Thanks again for your help anyway!

Is this an officially recommended/supported way to run Drone at this point?

Yes, the Kubernetes runner is the only supported option for executing pipelines inside your Kubernetes cluster. Installing the Docker runner on Kubernetes is possible, but is not supported.

Is there a way to specify the CPU and memory requests/limits values for the job pods, or are they always using the namespace/cluster defaults?

Yes, see Steps | Drone

Back to my original question of using Kubernetes secrets, you (and the documentation) mention that an extension has to be installed, but I couldn’t find any information regarding that.

See Kubernetes Secrets | Drone

Thanks @ashwilliams1 and sorry for asking the questions that have answers in the docs. Guess I had some troubles navigating it—I’ll try to recap those and submit some issues to the docs repo later. It would definitely benefit from a few more cross-links (e.g. the page explaining the usage of Kubernetes secrets mentions the extension but doesn’t have the link to the page describing its installation) and maybe some pipeline examples containing all possible options for a given runner.

Anyhow the first question was more like “is running Drone in Kubernetes the right thing in the long term” rather “is using Kubernetes runner the right way to use Drone in Kubernetes”, but I guess you’ve cleared my doubts, thank you.

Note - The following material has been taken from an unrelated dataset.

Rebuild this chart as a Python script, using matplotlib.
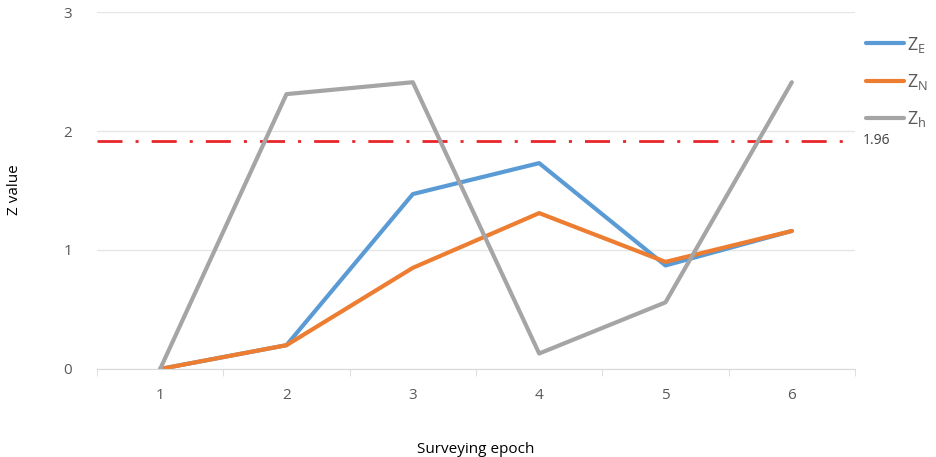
import matplotlib
matplotlib.use("Agg")
from matplotlib import pyplot as plt

matplotlib.rcParams["font.family"] = ["Open Sans", "DejaVu Sans"]

epochs = [1, 2, 3, 4, 5, 6]
z_e = [0.0, 0.20, 1.47, 1.73, 0.87, 1.16]
z_n = [0.0, 0.20, 0.85, 1.31, 0.90, 1.16]
z_h = [0.0, 2.31, 2.41, 0.13, 0.56, 2.41]
threshold_pos = 1.92
threshold_label = "1.96"

fig = plt.figure(figsize=(9.37, 4.57), dpi=100)
ax = fig.add_axes([0.1035, 0.1926, 0.809, 0.7811])

ax.plot(epochs, z_e, color="#5B9BD5", lw=3, label=r"Z$_\mathregular{E}$", solid_capstyle="round")
ax.plot(epochs, z_n, color="#ED7D31", lw=3, label=r"Z$_\mathregular{N}$", solid_capstyle="round")
ax.plot(epochs, z_h, color="#A5A5A5", lw=3, label=r"Z$_\mathregular{h}$", solid_capstyle="round")
ax.axhline(threshold_pos, color="#E8262A", lw=2, ls=(0, (9, 4.7, 1.1, 4.7)), zorder=1)
ax.text(6.56, threshold_pos, threshold_label, fontsize=10, color="#404040", va="center")

ax.set_xlim(0.5, 6.5)
ax.set_ylim(0, 3)
ax.set_yticks([0, 1, 2, 3])
ax.set_xticks(epochs)
ax.set_xticks([0.5 + i for i in range(7)], minor=True)
ax.grid(axis="y", color="#E6E6E6", lw=1)
ax.set_axisbelow(True)
for side in ["top", "right", "left"]:
    ax.spines[side].set_visible(False)
ax.spines["bottom"].set_color("#D9D9D9")
ax.tick_params(axis="y", length=0, pad=18, labelcolor="#595959", labelsize=11)
ax.tick_params(axis="x", which="major", length=0, pad=14, labelcolor="#595959", labelsize=11)
ax.tick_params(axis="x", which="minor", length=5, color="#D9D9D9")

ax.set_xlabel("Surveying epoch", fontsize=11, labelpad=28)
fig.text(0.016, 1 - 190 / 457, "Z value", rotation=90, fontsize=11, ha="center", va="center")

fig.legend(loc="upper left", bbox_to_anchor=(0.924, 0.924), frameon=False,
           borderaxespad=0, borderpad=0,
           handlelength=2.1, labelspacing=0.95, handletextpad=0.2, fontsize=13,
           labelcolor="#595959")

fig.savefig("out.png", dpi=100)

See https://docs.drone.io/runner/extensions/kube/

I understand that this extension will mostly be used together with Drone Kubernetes runner, and the Helm chart to install this extension has just been pushed yesterday to https://github.com/drone/charts/tree/master/charts/drone-kubernetes-secrets, but the page itself is somewhat confusing. It gives an example of docker run command, but is it actually intended to be run that way? And if yes, how is it supposed to connect to a cluster to retrieve the secrets?